ZERO-C vertical/overhead has a relatively short working time, and its mixing requirements necessitate a reliable, capable hand mixer. Free fall and rotating drum mixers cannot be used. Additionally, manufacturer’s directions dictate that full, not partial, batches of the compound must be mixed. For this task, BASF recommends a slow-speed, high-torque paddle mixer.

Komas contacted CS Unitec, Inc. directly and, after learning more about the CIM CSU Chico/Alcatraz project, the company donated an EHR 23/1.3R mixer and a 6” high-viscosity paddle. The CIM program had previously used an older CS Unitec mixer during their World of Concrete Artistry project and in their laboratory. After putting it through its paces on internal projects ranging from QUIKRETE® to GFRC and custom mixes for different student projects, Komas knew that CS Unitec had the ideal mixer with specifications and reliability to support the summer Alcatraz project.

The students used the 14.5 amp, 100-275 RPM variable-speed mixer for the ZERO-C aspect of the project and for other repair mortar, as well as decorative coatings that would mimic the colors, textures and finishes of existing concrete on the island. The helical design of the paddle allowed efficient blending of the materials, mixing from the bottom up to prevent air bubbles from being sucked into the material. For a brief time, the mixer was borrowed by the park service for various road patching and other maintenance projects around the island.
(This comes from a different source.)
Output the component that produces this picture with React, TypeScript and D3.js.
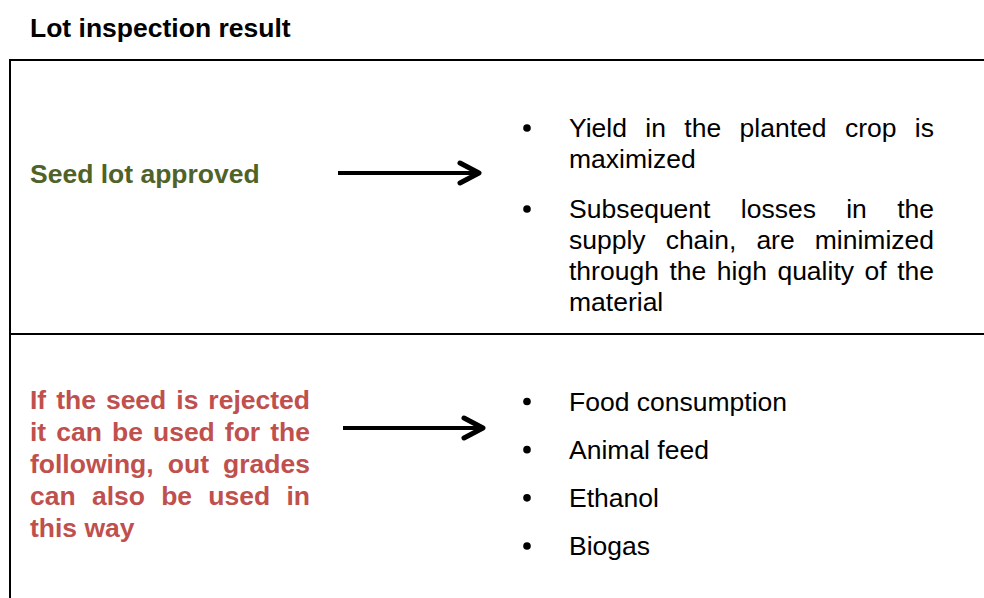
import React, { useEffect, useRef } from 'react';
import * as d3 from 'd3';

// Text content
const title = 'Lot inspection result';
const approvedLabel = 'Seed lot approved';
const approvedOutcomes = [
  ['Yield in the planted crop is', 'maximized'],
  ['Subsequent losses in the', 'supply chain, are minimized', 'through the high quality of the', 'material'],
];
const rejectedLabelLines = [
  'If the seed is rejected',
  'it can be used for the',
  'following, out grades',
  'can also be used in',
  'this way',
];
const rejectedUses = ['Food consumption', 'Animal feed', 'Ethanol', 'Biogas'];

const W = 984;
const H = 598;
const FONT = '"Liberation Sans", Arial, Helvetica, sans-serif';
const FS = 26.5;
const GREEN = '#4F6228';
const RED = '#C0504D';

const App = () => {
  const svgRef = useRef<SVGSVGElement>(null);

  useEffect(() => {
    document.body.style.margin = '0';
    const svg = d3.select(svgRef.current)
      .attr('width', W)
      .attr('height', H)
      .style('background', '#fff')
      .style('font-family', FONT);

    svg.selectAll('*').remove();

    // writes one line; justified lines spread their words to fill x0..x1
    const writeLine = (g, line, x0, x1, y, justify, opts) => {
      if (!justify) {
        g.append('text')
          .attr('x', x0).attr('y', y)
          .attr('fill', opts.fill)
          .attr('font-size', FS)
          .attr('font-weight', opts.bold ? 'bold' : 'normal')
          .text(line);
        return;
      }
      const words = line.split(' ');
      const nodes = words.map(w => g.append('text')
        .attr('y', y)
        .attr('fill', opts.fill)
        .attr('font-size', FS)
        .attr('font-weight', opts.bold ? 'bold' : 'normal')
        .text(w));
      const widths = nodes.map(n => n.node().getComputedTextLength());
      const gap = (x1 - x0 - d3.sum(widths)) / Math.max(1, words.length - 1);
      let x = x0;
      nodes.forEach((n, i) => {
        n.attr('x', x);
        x += widths[i] + gap;
      });
    };

    const arrow = (x0, x1, y) => {
      svg.append('line')
        .attr('x1', x0).attr('x2', x1 - 3)
        .attr('y1', y).attr('y2', y)
        .attr('stroke', '#000').attr('stroke-width', 4);
      const head = d3.line()([[x1 - 20, y - 10], [x1 - 1, y], [x1 - 20, y + 10]]);
      svg.append('path')
        .attr('d', head)
        .attr('fill', 'none')
        .attr('stroke', '#000')
        .attr('stroke-width', 5)
        .attr('stroke-linecap', 'round')
        .attr('stroke-linejoin', 'round');
    };

    // Title
    svg.append('text')
      .attr('x', 30).attr('y', 37)
      .attr('font-size', FS)
      .attr('font-weight', 'bold')
      .attr('fill', '#000')
      .text(title);

    // Box frame
    const frame = svg.append('g').attr('stroke', '#000').attr('stroke-width', 2);
    frame.append('line').attr('x1', 10).attr('x2', W).attr('y1', 60).attr('y2', 60);
    frame.append('line').attr('x1', 10).attr('x2', 10).attr('y1', 59).attr('y2', H);
    frame.append('line').attr('x1', 10).attr('x2', W).attr('y1', 334).attr('y2', 334);

    // Approved row
    svg.append('text')
      .attr('x', 30).attr('y', 183)
      .attr('font-size', FS)
      .attr('font-weight', 'bold')
      .attr('fill', GREEN)
      .text(approvedLabel);
    arrow(338, 480, 173);

    const topG = svg.append('g');
    let baseline = 137;
    approvedOutcomes.forEach(lines => {
      topG.append('circle').attr('cx', 527).attr('cy', baseline - 9).attr('r', 3.8).attr('fill', '#000');
      lines.forEach((line, i) => {
        const last = i === lines.length - 1;
        writeLine(topG, line, 569, 934, baseline, !last, { fill: '#000', bold: false });
        baseline += 31;
      });
      baseline += 19;
    });

    // Rejected row
    const redG = svg.append('g');
    rejectedLabelLines.forEach((line, i) => {
      const last = i === rejectedLabelLines.length - 1;
      writeLine(redG, line, 30, 310, 409 + i * 32, !last, { fill: RED, bold: true });
    });
    arrow(343, 484, 428);

    const usesY = d3.scalePoint().domain(rejectedUses).range([410.5, 555]);
    const botG = svg.append('g');
    rejectedUses.forEach(u => {
      const y = usesY(u);
      botG.append('circle').attr('cx', 527).attr('cy', y - 9).attr('r', 3.8).attr('fill', '#000');
      writeLine(botG, u, 569, 934, y, false, { fill: '#000', bold: false });
    });
  }, []);

  return <svg ref={svgRef}></svg>;
};

export default App;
At only 15 lbs., the mixer was also greatly appreciated when the students had to tote it up and down stairs and back and forth from the storage area each working day. “It is definitely very portable for the power and high torque it supplies,” said Komas.  “It provided consistent results day after day and never slowed down or overheated. There was never any unmixed product in the bottom of the bucket. Everyone on our team, both male and female, was able to use the mixer comfortably.”